#### [SET TASK]
Do not include the pictures; repeat the rest of the data exactly.

--- Begin SOURCE MATERIAL ---

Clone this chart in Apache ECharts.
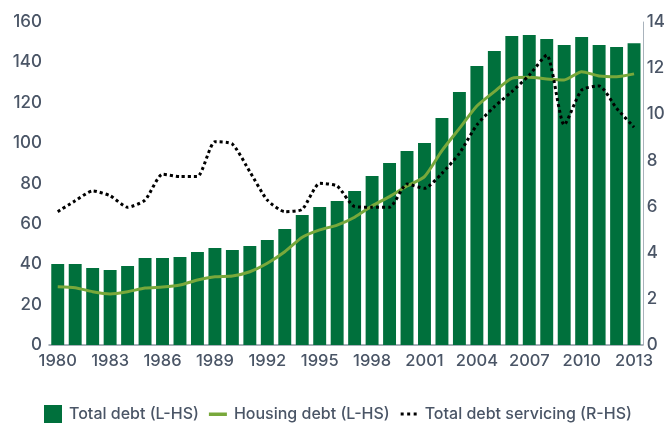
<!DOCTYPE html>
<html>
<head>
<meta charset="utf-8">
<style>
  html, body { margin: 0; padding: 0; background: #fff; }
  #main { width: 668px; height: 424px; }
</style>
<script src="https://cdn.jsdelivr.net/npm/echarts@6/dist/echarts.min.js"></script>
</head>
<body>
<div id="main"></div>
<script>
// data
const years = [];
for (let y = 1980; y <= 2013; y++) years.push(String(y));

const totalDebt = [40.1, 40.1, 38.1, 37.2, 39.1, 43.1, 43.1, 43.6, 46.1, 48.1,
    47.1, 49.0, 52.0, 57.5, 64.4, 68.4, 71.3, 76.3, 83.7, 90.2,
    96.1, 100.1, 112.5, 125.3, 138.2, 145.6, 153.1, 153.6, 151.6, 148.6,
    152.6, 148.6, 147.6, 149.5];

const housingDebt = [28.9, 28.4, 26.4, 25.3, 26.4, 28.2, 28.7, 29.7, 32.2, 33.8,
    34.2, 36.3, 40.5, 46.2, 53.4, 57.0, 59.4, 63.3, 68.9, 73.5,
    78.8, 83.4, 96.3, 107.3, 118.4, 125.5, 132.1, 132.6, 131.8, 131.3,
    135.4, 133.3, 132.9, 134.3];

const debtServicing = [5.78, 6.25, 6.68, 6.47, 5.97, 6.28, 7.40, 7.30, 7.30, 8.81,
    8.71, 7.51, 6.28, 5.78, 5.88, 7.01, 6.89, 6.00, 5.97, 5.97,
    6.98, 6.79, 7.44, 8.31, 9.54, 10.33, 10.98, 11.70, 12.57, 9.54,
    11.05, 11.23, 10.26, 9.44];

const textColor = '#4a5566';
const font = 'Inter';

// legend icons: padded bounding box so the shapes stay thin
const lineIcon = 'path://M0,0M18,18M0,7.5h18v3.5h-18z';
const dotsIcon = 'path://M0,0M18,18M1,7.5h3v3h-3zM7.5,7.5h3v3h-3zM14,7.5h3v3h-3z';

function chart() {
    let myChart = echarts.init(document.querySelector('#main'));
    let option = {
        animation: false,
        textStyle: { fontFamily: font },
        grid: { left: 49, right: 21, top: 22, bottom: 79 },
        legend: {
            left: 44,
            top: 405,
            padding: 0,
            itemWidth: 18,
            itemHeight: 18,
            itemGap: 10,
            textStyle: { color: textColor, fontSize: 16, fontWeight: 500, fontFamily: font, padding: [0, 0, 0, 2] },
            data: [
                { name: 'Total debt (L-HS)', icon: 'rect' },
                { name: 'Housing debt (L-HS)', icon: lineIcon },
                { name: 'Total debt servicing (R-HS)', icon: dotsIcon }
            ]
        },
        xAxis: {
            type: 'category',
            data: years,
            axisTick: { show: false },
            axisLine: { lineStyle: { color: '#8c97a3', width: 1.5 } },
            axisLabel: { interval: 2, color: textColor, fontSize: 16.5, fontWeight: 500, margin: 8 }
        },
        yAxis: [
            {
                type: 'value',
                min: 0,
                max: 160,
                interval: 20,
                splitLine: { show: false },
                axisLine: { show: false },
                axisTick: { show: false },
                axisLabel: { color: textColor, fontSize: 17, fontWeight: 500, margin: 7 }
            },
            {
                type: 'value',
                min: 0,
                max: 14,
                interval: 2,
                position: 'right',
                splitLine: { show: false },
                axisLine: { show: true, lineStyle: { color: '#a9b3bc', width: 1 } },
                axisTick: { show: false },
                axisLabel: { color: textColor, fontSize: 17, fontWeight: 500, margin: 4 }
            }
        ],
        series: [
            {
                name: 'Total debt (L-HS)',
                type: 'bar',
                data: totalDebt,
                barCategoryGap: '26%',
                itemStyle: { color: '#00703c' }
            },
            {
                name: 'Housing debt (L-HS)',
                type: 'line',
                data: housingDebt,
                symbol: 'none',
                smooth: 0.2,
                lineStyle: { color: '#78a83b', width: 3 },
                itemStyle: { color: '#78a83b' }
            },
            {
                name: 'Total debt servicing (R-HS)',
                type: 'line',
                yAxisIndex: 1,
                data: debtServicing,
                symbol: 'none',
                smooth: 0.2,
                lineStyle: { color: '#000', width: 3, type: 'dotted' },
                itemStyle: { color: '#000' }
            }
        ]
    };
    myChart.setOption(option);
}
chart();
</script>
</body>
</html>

--- End SOURCE MATERIAL ---

#### [SOLUTION BELOW]
Clone this chart in Apache ECharts.
<!DOCTYPE html>
<html>
<head>
<meta charset="utf-8">
<style>
  html, body { margin: 0; padding: 0; background: #fff; }
  #main { width: 668px; height: 424px; }
</style>
<script src="https://cdn.jsdelivr.net/npm/echarts@6/dist/echarts.min.js"></script>
</head>
<body>
<div id="main"></div>
<script>
// data
const years = [];
for (let y = 1980; y <= 2013; y++) years.push(String(y));

const totalDebt = [40.1, 40.1, 38.1, 37.2, 39.1, 43.1, 43.1, 43.6, 46.1, 48.1,
    47.1, 49.0, 52.0, 57.5, 64.4, 68.4, 71.3, 76.3, 83.7, 90.2,
    96.1, 100.1, 112.5, 125.3, 138.2, 145.6, 153.1, 153.6, 151.6, 148.6,
    152.6, 148.6, 147.6, 149.5];

const housingDebt = [28.9, 28.4, 26.4, 25.3, 26.4, 28.2, 28.7, 29.7, 32.2, 33.8,
    34.2, 36.3, 40.5, 46.2, 53.4, 57.0, 59.4, 63.3, 68.9, 73.5,
    78.8, 83.4, 96.3, 107.3, 118.4, 125.5, 132.1, 132.6, 131.8, 131.3,
    135.4, 133.3, 132.9, 134.3];

const debtServicing = [5.78, 6.25, 6.68, 6.47, 5.97, 6.28, 7.40, 7.30, 7.30, 8.81,
    8.71, 7.51, 6.28, 5.78, 5.88, 7.01, 6.89, 6.00, 5.97, 5.97,
    6.98, 6.79, 7.44, 8.31, 9.54, 10.33, 10.98, 11.70, 12.57, 9.54,
    11.05, 11.23, 10.26, 9.44];

const textColor = '#4a5566';
const font = 'Inter';

// legend icons: padded bounding box so the shapes stay thin
const lineIcon = 'path://M0,0M18,18M0,7.5h18v3.5h-18z';
const dotsIcon = 'path://M0,0M18,18M1,7.5h3v3h-3zM7.5,7.5h3v3h-3zM14,7.5h3v3h-3z';

function chart() {
    let myChart = echarts.init(document.querySelector('#main'));
    let option = {
        animation: false,
        textStyle: { fontFamily: font },
        grid: { left: 49, right: 21, top: 22, bottom: 79 },
        legend: {
            left: 44,
            top: 405,
            padding: 0,
            itemWidth: 18,
            itemHeight: 18,
            itemGap: 10,
            textStyle: { color: textColor, fontSize: 16, fontWeight: 500, fontFamily: font, padding: [0, 0, 0, 2] },
            data: [
                { name: 'Total debt (L-HS)', icon: 'rect' },
                { name: 'Housing debt (L-HS)', icon: lineIcon },
                { name: 'Total debt servicing (R-HS)', icon: dotsIcon }
            ]
        },
        xAxis: {
            type: 'category',
            data: years,
            axisTick: { show: false },
            axisLine: { lineStyle: { color: '#8c97a3', width: 1.5 } },
            axisLabel: { interval: 2, color: textColor, fontSize: 16.5, fontWeight: 500, margin: 8 }
        },
        yAxis: [
            {
                type: 'value',
                min: 0,
                max: 160,
                interval: 20,
                splitLine: { show: false },
                axisLine: { show: false },
                axisTick: { show: false },
                axisLabel: { color: textColor, fontSize: 17, fontWeight: 500, margin: 7 }
            },
            {
                type: 'value',
                min: 0,
                max: 14,
                interval: 2,
                position: 'right',
                splitLine: { show: false },
                axisLine: { show: true, lineStyle: { color: '#a9b3bc', width: 1 } },
                axisTick: { show: false },
                axisLabel: { color: textColor, fontSize: 17, fontWeight: 500, margin: 4 }
            }
        ],
        series: [
            {
                name: 'Total debt (L-HS)',
                type: 'bar',
                data: totalDebt,
                barCategoryGap: '26%',
                itemStyle: { color: '#00703c' }
            },
            {
                name: 'Housing debt (L-HS)',
                type: 'line',
                data: housingDebt,
                symbol: 'none',
                smooth: 0.2,
                lineStyle: { color: '#78a83b', width: 3 },
                itemStyle: { color: '#78a83b' }
            },
            {
                name: 'Total debt servicing (R-HS)',
                type: 'line',
                yAxisIndex: 1,
                data: debtServicing,
                symbol: 'none',
                smooth: 0.2,
                lineStyle: { color: '#000', width: 3, type: 'dotted' },
                itemStyle: { color: '#000' }
            }
        ]
    };
    myChart.setOption(option);
}
chart();
</script>
</body>
</html>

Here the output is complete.